I just got the Hofstadter volume from the Library of America and I’ve been enjoying/suffering through a reread of “The Paranoid Style in American Politics”.
“Enjoying” because Hofstadter is a knowledgeable and deeply insightful writer with a dryly witty style; “suffering through” because the fringe movements he was writing about in the early 60s are the right-wing mainstream of today and it’s sickening to think how widely this dementia has spread through the body politic.
But it does help to explain why some people internalize any mental poison that someone like Trump or Margery Taylor Green pours in their ears. They have a place already prepared for it there, a long habit of paranoid thinking that takes on different details, depending on what is politically fashionable, but is always the same in form and effect: the nation/way of life/race is under attack by shadowy and nefarious forces, which justifies any action to defend it.
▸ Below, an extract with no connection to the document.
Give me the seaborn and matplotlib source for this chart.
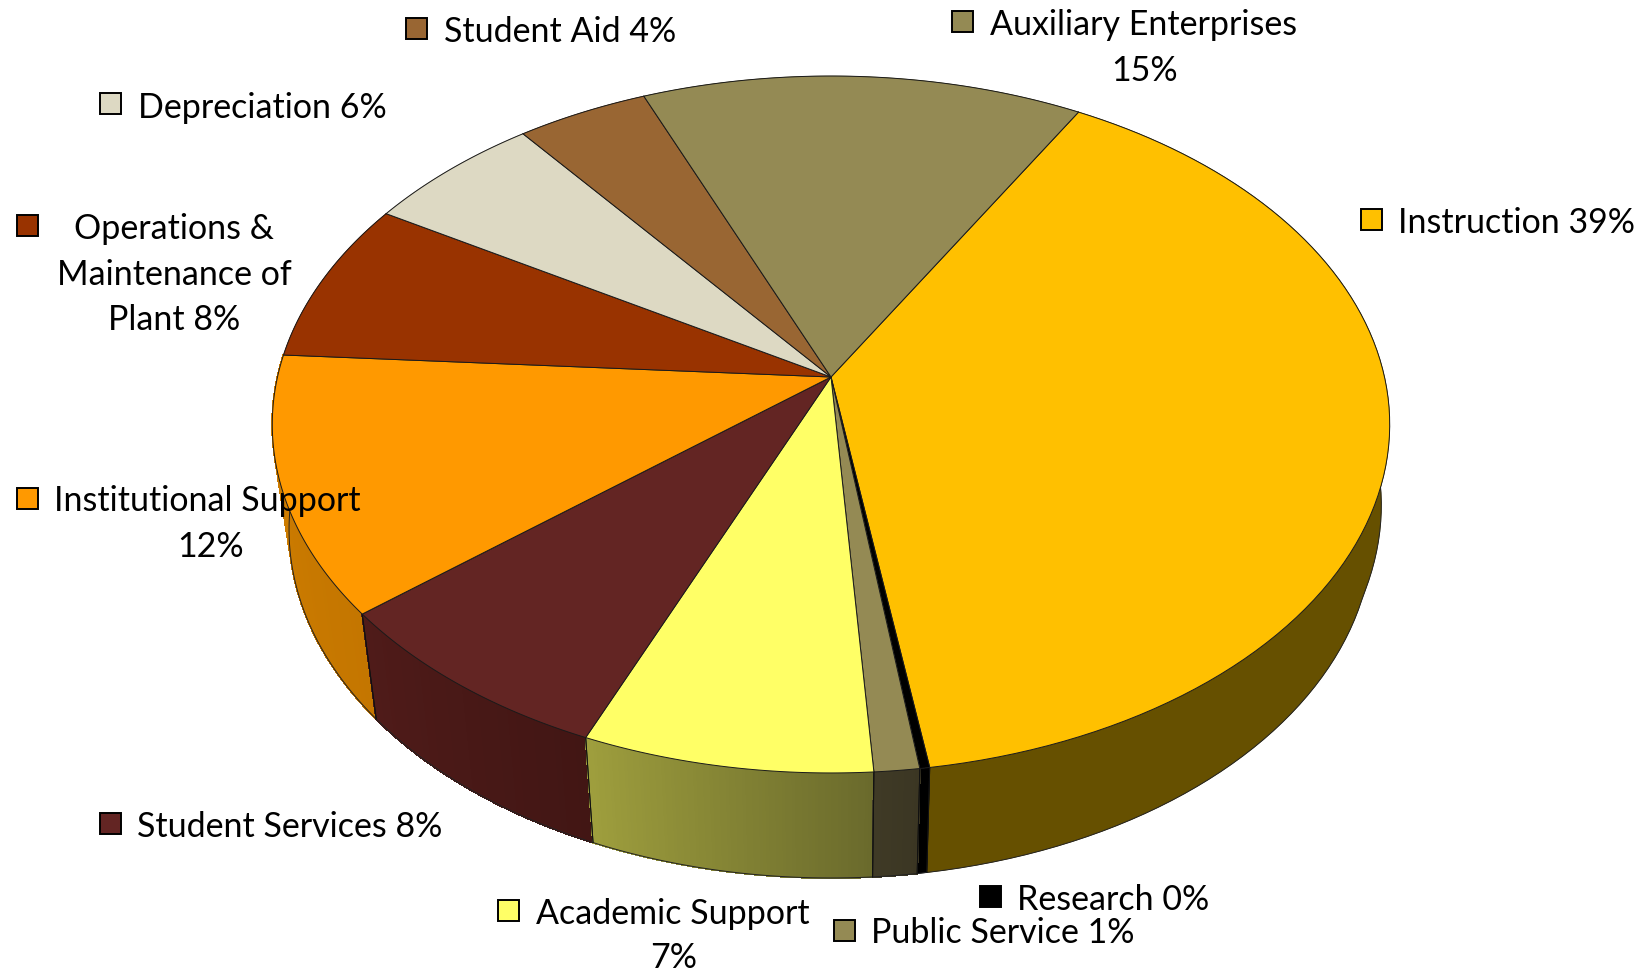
import numpy as np
import matplotlib
matplotlib.use('Agg')
import matplotlib.pyplot as plt
import seaborn as sns

# shares (the printed labels are rounded)
categories = ['Instruction', 'Research', 'Public Service', 'Academic Support', 'Student Services',
              'Institutional Support', 'Operations & Maintenance of Plant', 'Depreciation',
              'Student Aid', 'Auxiliary Enterprises']
shares = [39.2, 0.25, 1.15, 7.4, 7.75, 11.95, 7.5, 5.9, 4.35, 14.55]
tick_text = {
    'Instruction': ['Instruction 39%'],
    'Research': ['Research 0%'],
    'Public Service': ['Public Service 1%'],
    'Academic Support': ['Academic Support', '7%'],
    'Student Services': ['Student Services 8%'],
    'Institutional Support': ['Institutional Support', '12%'],
    'Operations & Maintenance of Plant': ['Operations &', 'Maintenance of', 'Plant 8%'],
    'Depreciation': ['Depreciation 6%'],
    'Student Aid': ['Student Aid 4%'],
    'Auxiliary Enterprises': ['Auxiliary Enterprises', '15%'],
}

top_colors = sns.color_palette(['#FFC000', '#000000', '#948A54', '#FFFF66', '#632523',
                                '#FF9900', '#993300', '#DDD9C3', '#996633', '#948A54'])
# wall shade at the clockwise start and end of each slice
wall_colors = {'Instruction': ['#665000', '#665000'], 'Research': ['#000000', '#000000'],
               'Public Service': ['#3B3623', '#3F3A26'], 'Academic Support': ['#6A6A2C', '#9E9E3D'],
               'Student Services': ['#421614', '#4F1B19'], 'Institutional Support': ['#C47600', '#D07E00'],
               'Operations & Maintenance of Plant': ['#7A2900', '#7A2900'], 'Depreciation': ['#B1AE9C', '#B1AE9C'],
               'Student Aid': ['#7A5229', '#7A5229'], 'Auxiliary Enterprises': ['#766E43', '#766E43']}

# legend key top-left x, y, then x / anchor / baseline per text line
layout = {
    'Instruction': (1361, 209, [(1398, 'left', 233)]),
    'Research': (980, 886, [(1017, 'left', 910)]),
    'Public Service': (834, 920, [(871, 'left', 943)]),
    'Academic Support': (498, 900, [(536, 'left', 924), (674, 'center', 968)]),
    'Student Services': (100, 813, [(137, 'left', 837)]),
    'Institutional Support': (17, 488, [(54, 'left', 511), (211, 'center', 557)]),
    'Operations & Maintenance of Plant': (17, 215, [(174, 'center', 239), (174, 'center', 285), (174, 'center', 330)]),
    'Depreciation': (100, 93, [(138, 'left', 118)]),
    'Student Aid': (406, 18, [(444, 'left', 42)]),
    'Auxiliary Enterprises': (952, 11, [(990, 'left', 35), (1145, 'center', 81)]),
}

sns.set_theme(style='white')
plt.rcParams['font.family'] = ['Lato', 'DejaVu Sans']

fig, ax = plt.subplots(figsize=(16.5, 9.72), dpi=100)
ax.set_position([0, 0, 1, 1])
ax.set_xlim(0, 1650)
ax.set_ylim(972, 0)
ax.axis('off')

# perspective view of the disc, apex sits above the ellipse centre
APEX_X, APEX_Y = 831, 377
RADIUS, PERSP, SQUASH = 553.5, 0.1363, -290.6
DEPTH, SHRINK = 105, 0.97


def project(theta):
    u, v = np.cos(theta), np.sin(theta)
    w = 1 + PERSP * v
    return APEX_X + RADIUS * u / w, (APEX_Y + SQUASH * v) / w


def project_low(theta):
    x, y = project(theta)
    # the lower rim tapers later on the right hand side
    ramp = np.clip((np.sin(theta) + 0.32) / 0.32, 0, 1) * (np.cos(theta) > 0)
    return APEX_X + (SHRINK + 0.022 * ramp) * (x - APEX_X), y + DEPTH


edges = 60 - np.cumsum([0] + shares) * 360 / sum(shares)
spans = [np.radians(np.linspace(a, b, 90)) for a, b in zip(edges[:-1], edges[1:])]

# walls first, far side to near side
order = np.argsort([-np.sin(t[45]) for t in spans])
for i in order:
    theta = spans[i]
    c1, c2 = wall_colors[categories[i]]
    xt, yt = project(theta)
    xb, yb = project_low(theta)
    mid = sns.blend_palette([c1, c2], 3)[1]
    ax.fill(np.r_[xt, xb[::-1]], np.r_[yt, yb[::-1]], color=mid, lw=0.5, zorder=2)
    if c1 != c2:
        strips = sns.blend_palette([c1, c2], len(theta) - 1)
        for k in range(len(theta) - 1):
            ax.fill([xt[k], xt[k + 1] , xb[k + 1], xb[k]], [yt[k], yt[k + 1], yb[k + 1], yb[k]],
                    color=strips[k], lw=0.8, antialiased=False, zorder=2)
    ax.plot(xb, yb, color='#222222', lw=0.7, zorder=3)
    for end in (0, -1):
        ax.plot([xt[end], xb[end]], [yt[end], yb[end]], color='#111111', lw=0.7, zorder=3)

# top face
for i, theta in enumerate(spans):
    x, y = project(theta)
    ax.fill(np.r_[APEX_X, x], np.r_[APEX_Y, y], facecolor=top_colors[i], edgecolor='#1a1a1a', lw=0.7, zorder=4)

for i, name in enumerate(categories):
    kx, ky, lines = layout[name]
    ax.add_patch(plt.Rectangle((kx, ky), 21, 21, facecolor=top_colors[i], edgecolor='black', lw=1.4, zorder=5))
    for line, (tx, anchor, base) in zip(tick_text[name], lines):
        ax.text(tx, base, line, ha=anchor, va='baseline', fontsize=24.5, color='black', zorder=6)

fig.savefig('out.png', dpi=100)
The menace may change (Communists, black people, Jews, drag queens, immigrants, etc.), but there is always a menace and you are always being urged to war against it.
And you can’t make peace with Nefarious Forces Unnamed. You cannot compromise with Nefarious Forces Unnamed. Which means you can’t coexist with Nefarious Forces Unnamed, and the very existence of a pluralistic government becomes intolerable.
And so here we are. It would be nice to know where we can go from here, but Hofstadter doesn’t provide any clue for that (at least not in this essay).